The ferrochrome market operated steadily during the day. Tsingshan announced the December tender price for high-carbon ferrochrome at 8,395 yuan/mt (50% metal content), down 100 yuan MoM from November, which was better than the market's earlier bearish expectations, leading to some alleviation of pessimistic sentiment. Market participants are waiting to see if transactions will follow after the market sentiment is fully digested. The supply and demand for ferrochrome continued to operate in a tight balance. Low import volumes offset high domestic production, leading to an overall loosening trend. According to China Customs statistics, China's total high-carbon ferrochrome imports in October 2025 were 139,500 mt, down 37.7% MoM and down 44.5% YoY, hitting a new multi-year low. Meanwhile, stimulated by retained profits, domestic ferrochrome producers actively maintained production, with new capacity gradually coming online, keeping the planned production fluctuating at high levels. Downstream, the stainless steel market has entered the year-end off-season, with weak end-use demand leading to some price declines. However, the current extent of production cuts is limited, providing rigid demand support for ferrochrome procurement. The ferrochrome price is expected to remain stable in the short term, influenced by the steel mill tender.

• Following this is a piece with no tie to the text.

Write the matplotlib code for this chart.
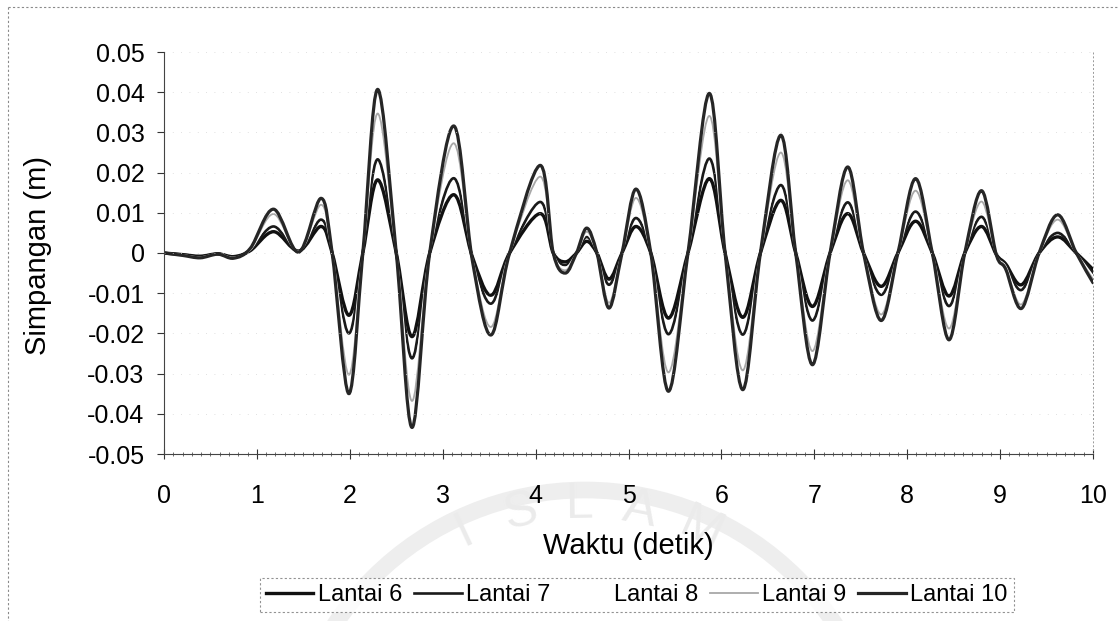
import numpy as np
import matplotlib
matplotlib.use("Agg")
import matplotlib.pyplot as plt
from matplotlib.path import Path
from matplotlib.patches import PathPatch, Circle
from matplotlib.lines import Line2D
from matplotlib.ticker import MultipleLocator, FuncFormatter

plt.rcParams['font.family'] = ['Liberation Sans', 'DejaVu Sans']

# waktu (detik): puncak, lembah dan titik nol tiap siklus
waktu = [0.0, 0.2, 0.39, 0.58, 0.75, 0.93, 1.18, 1.45, 1.69, 1.81,
         1.99, 2.14, 2.30, 2.50, 2.67, 2.86, 3.12, 3.32, 3.52, 3.72,
         4.05, 4.19, 4.32, 4.44, 4.55, 4.66, 4.79, 4.93, 5.08, 5.24,
         5.43, 5.64, 5.87, 6.04, 6.23, 6.42, 6.64, 6.80, 6.98, 7.17,
         7.36, 7.53, 7.72, 7.90, 8.09, 8.27, 8.45, 8.62, 8.80, 8.96,
         9.06, 9.23, 9.42, 9.62, 9.82, 10.0]

# simpangan (m) tiap lantai
lantai_6 = [0, -0.0004, -0.0008, -0.0002, -0.0009, 0.0006, 0.0053, 0.0005, 0.0066, 0,
            -0.0155, 0, 0.0182, 0, -0.0208, 0, 0.0145, -0.0010, -0.0105, 0,
            0.0098, 0, -0.0022, 0, 0.0029, 0, -0.0065, 0, 0.0066, 0,
            -0.0162, 0, 0.0185, 0, -0.0160, 0, 0.0131, 0, -0.0133, 0,
            0.0098, 0, -0.0083, 0, 0.0079, 0, -0.0107, 0, 0.0066, -0.0004,
            -0.0027, -0.0079, 0, 0.0040, 0, -0.0041]
lantai_7 = [0, -0.0004, -0.0009, -0.0002, -0.0010, 0.0007, 0.0066, 0.0004, 0.0083, 0,
            -0.0200, 0, 0.0233, 0, -0.0262, 0, 0.0186, -0.0012, -0.0126, 0,
            0.0127, 0, -0.0030, 0, 0.0040, 0, -0.0079, 0, 0.0087, 0,
            -0.0202, 0, 0.0235, 0, -0.0203, 0, 0.0169, 0, -0.0168, 0,
            0.0126, 0, -0.0104, 0, 0.0103, 0, -0.0132, 0, 0.0090, -0.0004,
            -0.0030, -0.0092, 0, 0.0050, 0, -0.0050]
lantai_8 = [0, -0.0005, -0.0010, -0.0002, -0.0011, 0.0008, 0.0082, 0.0004, 0.0101, 0,
            -0.0250, 0, 0.0290, 0, -0.0315, 0, 0.0230, -0.0015, -0.0155, 0,
            0.0158, 0, -0.0036, 0, 0.0046, 0, -0.0101, 0, 0.0112, 0,
            -0.0250, 0, 0.0288, 0, -0.0248, 0, 0.0209, 0, -0.0206, 0,
            0.0153, 0, -0.0128, 0, 0.0129, 0, -0.0160, 0, 0.0109, -0.0005,
            -0.0033, -0.0110, 0, 0.0066, 0, -0.0057]
lantai_9 = [0, -0.0005, -0.0011, -0.0003, -0.0012, 0.0010, 0.0097, 0.0003, 0.0120, 0,
            -0.0303, 0, 0.0347, 0, -0.0368, 0, 0.0273, -0.0018, -0.0184, 0,
            0.0190, 0, -0.0043, 0, 0.0053, 0, -0.0124, 0, 0.0137, 0,
            -0.0297, 0, 0.0341, 0, -0.0292, 0, 0.0250, 0, -0.0244, 0,
            0.0181, 0, -0.0153, 0, 0.0155, 0, -0.0188, 0, 0.0128, -0.0005,
            -0.0037, -0.0128, 0, 0.0083, 0, -0.0065]
lantai_10 = [0, -0.0006, -0.0012, -0.0003, -0.0013, 0.0012, 0.0109, 0.0002, 0.0136, 0,
             -0.0350, 0, 0.0407, 0, -0.0434, 0, 0.0316, -0.0020, -0.0204, 0,
             0.0218, 0, -0.0050, 0, 0.0062, 0, -0.0137, 0, 0.0159, 0,
             -0.0344, 0, 0.0397, 0, -0.0340, 0, 0.0293, 0, -0.0278, 0,
             0.0214, 0, -0.0168, 0, 0.0185, 0, -0.0216, 0, 0.0155, -0.0005,
             -0.0040, -0.0138, 0, 0.0095, 0, -0.0074]

labels = ['Lantai 6', 'Lantai 7', 'Lantai 8', 'Lantai 9', 'Lantai 10']
series = [lantai_6, lantai_7, lantai_8, lantai_9, lantai_10]
colors = ['#111111', '#1a1a1a', '#ffffff', '#a8a8a8', '#262626']
widths = [2.4, 1.9, 1.2, 1.3, 2.3]


def smooth_path(x, y):
    # garis halus (kurva Bezier Catmull-Rom) melalui titik data
    pts = np.column_stack([x, y]).astype(float)
    n = len(pts)
    verts = [pts[0]]
    codes = [Path.MOVETO]
    for i in range(n - 1):
        p0 = pts[i - 1] if i > 0 else pts[i]
        p1 = pts[i]
        p2 = pts[i + 1]
        p3 = pts[i + 2] if i + 2 < n else pts[i + 1]
        verts += [p1 + (p2 - p0) / 6.0, p2 - (p3 - p1) / 6.0, p2]
        codes += [Path.CURVE4] * 3
    return Path(verts, codes)


def fmt(v, pos):
    v = round(v, 3) + 0.0
    return '%g' % v


W, H = 1119, 621
fig = plt.figure(figsize=(W / 100, H / 100), dpi=100)

# latar: bingkai titik-titik dan logo samar
bg = fig.add_axes([0, 0, 1, 1], zorder=0)
bg.set_xlim(0, W)
bg.set_ylim(H, 0)
bg.axis('off')
bg.plot([8, 8], [7, H], color='#8a8a8a', lw=0.8, ls=(0, (2, 2)))
bg.plot([8, W], [7, 7], color='#8a8a8a', lw=0.8, ls=(0, (2, 2)))
bg.add_patch(Circle((585, 790), 300, fill=False, edgecolor='#eeeeee', lw=12))
for huruf, sudut in zip('ISLAM', [-25, -13, -1, 11, 24]):
    a = np.radians(sudut)
    bg.text(585 + 285 * np.sin(a), 790 - 285 * np.cos(a), huruf, fontsize=36,
            color='#ebebeb', ha='center', va='center', rotation=-sudut)

ax = fig.add_axes([164 / W, 1 - 454 / H, (1093 - 164) / W, (454 - 52) / H], zorder=1)
ax.set_facecolor('none')

for y, c, lw in zip(series, colors, widths):
    ax.add_patch(PathPatch(smooth_path(waktu, y), fill=False, edgecolor=c,
                           lw=lw, capstyle='round', joinstyle='round'))

ax.set_xlim(0, 10)
ax.set_ylim(-0.05, 0.05)
ax.xaxis.set_major_locator(MultipleLocator(1))
ax.xaxis.set_minor_locator(MultipleLocator(0.1))
ax.yaxis.set_major_locator(MultipleLocator(0.01))
ax.yaxis.set_major_formatter(FuncFormatter(fmt))
ax.xaxis.set_major_formatter(FuncFormatter(fmt))

ax.tick_params(axis='x', which='major', direction='inout', length=7, width=0.8,
               pad=18, labelsize=18, colors='#333333', labelcolor='black')
ax.tick_params(axis='x', which='minor', direction='inout', length=3.5, width=0.6,
               colors='#555555')
ax.tick_params(axis='y', which='major', direction='out', length=5, width=0.8,
               pad=9, labelsize=18, colors='#333333', labelcolor='black')

ax.spines['top'].set_visible(False)
ax.spines['left'].set_color('#444444')
ax.spines['bottom'].set_color('#444444')
ax.spines['right'].set_color('#999999')
ax.spines['right'].set_linestyle((0, (1, 3)))
ax.spines['right'].set_linewidth(0.7)
ax.grid(axis='y', color='#d6d6d6', ls=(0, (1, 9)), lw=0.6)

fig.text(38 / W, 1 - 255 / H, 'Simpangan (m)', rotation=90, fontsize=21,
         ha='center', va='center')
fig.text(628 / W, 1 - 546 / H, 'Waktu (detik)', fontsize=21,
         ha='center', va='center')

handles = [Line2D([], [], color=c, lw=lw) for c, lw in zip(colors, widths)]
leg = fig.legend(handles, labels, loc='center', ncol=5,
                 bbox_to_anchor=(637 / W, 1 - 595 / H), fontsize=17,
                 frameon=True, fancybox=False, handlelength=2.0,
                 handletextpad=0.2, columnspacing=0.5, borderpad=0.25,
                 borderaxespad=0)
leg.get_frame().set_edgecolor('#777777')
leg.get_frame().set_linewidth(0.8)
leg.get_frame().set_linestyle((0, (2, 2)))

fig.savefig('out.png', dpi=100)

On the raw material side, on November 20, 2025, the spot offer price for 40-42% South African concentrate at Tianjin Port was 52.5-53.5 yuan/mtu; the price for 40-42% South African raw ore was 48-49 yuan/mtu; the price for 46-48% Zimbabwean chrome concentrate was 53.5-54 yuan/mtu; the price for 48-50% Zimbabwean chrome concentrate was 54.5-55.5 yuan/mtu; the price for 40-42% Turkish chrome lump ore was 57-59 yuan/mtu; the price for 46-48% Turkish chrome concentrate was 63-64 yuan/mtu, down 0.5 yuan/mtu MoM from the previous trading day. In the futures market, the offer for 40-42% South African concentrate was lowered to $270-274/mt.
The chrome ore market remained mediocre during the day, with most participants adopting a wait-and-see stance. Tsingshan's announcement of a slight decrease of 100 yuan in the December tender price exceeded market expectations, leading to some sentiment recovery, but actual transactions need to follow. Purchase demand is expected to be released next week after the market digests the news. According to China Customs statistics, China's total chrome ore imports in October 2025 were 2.221 million mt, down 2.1% MoM but up 44.6% YoY. Supply remains high and volatile, keeping market pressure unabated. In the futures market, the new round of offers from major overseas mines for South African concentrate fell by $5 to $270/mt. Although the bearish expectations of domestic traders have somewhat diminished due to the slight decline in steel tenders, purchase willingness remains relatively subdued under the pressure of high port inventory, and futures transactions are sluggish. High planned production of ferrochrome provides some support for chrome ore, but the contradiction between oversupply and weak demand is difficult to resolve in the short term, leading to a wait-and-see attitude in the chrome ore market.